* [The input]:
════════════════════

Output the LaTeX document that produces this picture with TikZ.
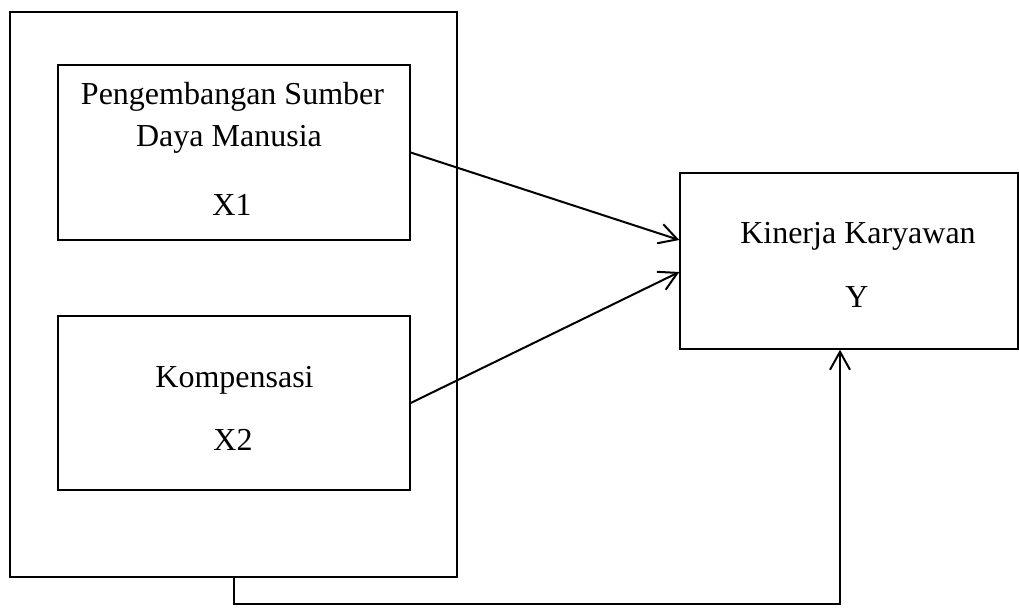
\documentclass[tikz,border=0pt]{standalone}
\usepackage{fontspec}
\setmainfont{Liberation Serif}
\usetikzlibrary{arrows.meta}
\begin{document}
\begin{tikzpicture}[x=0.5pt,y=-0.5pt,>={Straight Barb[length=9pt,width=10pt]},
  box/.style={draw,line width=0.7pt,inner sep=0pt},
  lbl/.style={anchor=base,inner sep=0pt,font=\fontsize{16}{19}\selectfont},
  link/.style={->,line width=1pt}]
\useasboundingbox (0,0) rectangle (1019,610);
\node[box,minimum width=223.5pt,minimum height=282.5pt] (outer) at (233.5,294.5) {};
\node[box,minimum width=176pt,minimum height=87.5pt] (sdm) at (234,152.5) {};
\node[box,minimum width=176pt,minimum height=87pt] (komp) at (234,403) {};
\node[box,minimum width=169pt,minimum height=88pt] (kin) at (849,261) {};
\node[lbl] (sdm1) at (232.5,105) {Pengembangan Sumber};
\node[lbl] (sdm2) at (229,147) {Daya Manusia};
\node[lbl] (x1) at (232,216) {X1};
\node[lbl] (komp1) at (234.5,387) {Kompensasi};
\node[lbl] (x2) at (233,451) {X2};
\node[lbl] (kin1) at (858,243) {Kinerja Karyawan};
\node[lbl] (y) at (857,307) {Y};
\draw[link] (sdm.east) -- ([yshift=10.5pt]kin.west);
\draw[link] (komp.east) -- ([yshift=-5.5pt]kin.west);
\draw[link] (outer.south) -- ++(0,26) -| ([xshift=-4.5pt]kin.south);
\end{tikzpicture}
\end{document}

════════════════════

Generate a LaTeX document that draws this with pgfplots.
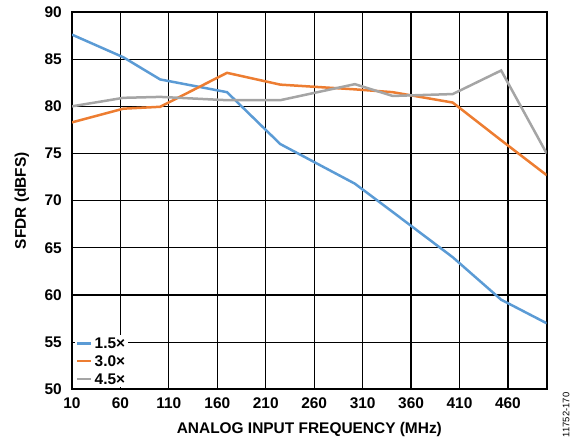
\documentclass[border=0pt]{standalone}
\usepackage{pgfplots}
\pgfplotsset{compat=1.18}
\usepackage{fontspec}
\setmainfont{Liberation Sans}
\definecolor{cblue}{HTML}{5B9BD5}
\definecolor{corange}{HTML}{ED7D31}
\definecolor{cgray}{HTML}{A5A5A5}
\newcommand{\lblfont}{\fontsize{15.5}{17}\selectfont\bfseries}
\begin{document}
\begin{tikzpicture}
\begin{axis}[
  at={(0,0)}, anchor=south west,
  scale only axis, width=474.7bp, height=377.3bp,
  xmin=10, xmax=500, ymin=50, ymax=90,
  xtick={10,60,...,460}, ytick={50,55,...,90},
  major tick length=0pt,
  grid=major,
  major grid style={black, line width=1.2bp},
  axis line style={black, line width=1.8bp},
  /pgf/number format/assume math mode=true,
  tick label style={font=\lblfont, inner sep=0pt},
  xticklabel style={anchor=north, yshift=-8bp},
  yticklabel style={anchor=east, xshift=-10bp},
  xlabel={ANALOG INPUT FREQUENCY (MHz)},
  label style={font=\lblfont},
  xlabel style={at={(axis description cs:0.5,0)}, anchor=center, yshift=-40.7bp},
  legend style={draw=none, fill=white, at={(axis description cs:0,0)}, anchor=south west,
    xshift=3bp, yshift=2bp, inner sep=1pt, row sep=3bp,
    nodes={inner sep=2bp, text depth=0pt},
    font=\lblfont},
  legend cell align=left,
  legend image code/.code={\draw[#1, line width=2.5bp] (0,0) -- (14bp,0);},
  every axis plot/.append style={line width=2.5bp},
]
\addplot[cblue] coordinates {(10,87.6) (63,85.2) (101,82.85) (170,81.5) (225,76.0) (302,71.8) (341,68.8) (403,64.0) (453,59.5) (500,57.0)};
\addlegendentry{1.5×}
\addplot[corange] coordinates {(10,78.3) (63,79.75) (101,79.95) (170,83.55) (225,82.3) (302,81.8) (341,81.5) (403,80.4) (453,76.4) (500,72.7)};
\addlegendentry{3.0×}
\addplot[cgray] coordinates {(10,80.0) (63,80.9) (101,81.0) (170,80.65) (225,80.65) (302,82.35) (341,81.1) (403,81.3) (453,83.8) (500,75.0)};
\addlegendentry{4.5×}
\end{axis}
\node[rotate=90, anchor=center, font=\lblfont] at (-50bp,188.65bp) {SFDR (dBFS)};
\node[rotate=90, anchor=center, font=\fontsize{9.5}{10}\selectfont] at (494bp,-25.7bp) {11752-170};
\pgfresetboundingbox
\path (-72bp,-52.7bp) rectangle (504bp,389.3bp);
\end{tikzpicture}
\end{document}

════════════════════

Which lines hold the string "LaTeX"? Copy all of them from the data above.

* [Result for this exercise]:
Output the LaTeX document that produces this picture with TikZ.
Generate a LaTeX document that draws this with pgfplots.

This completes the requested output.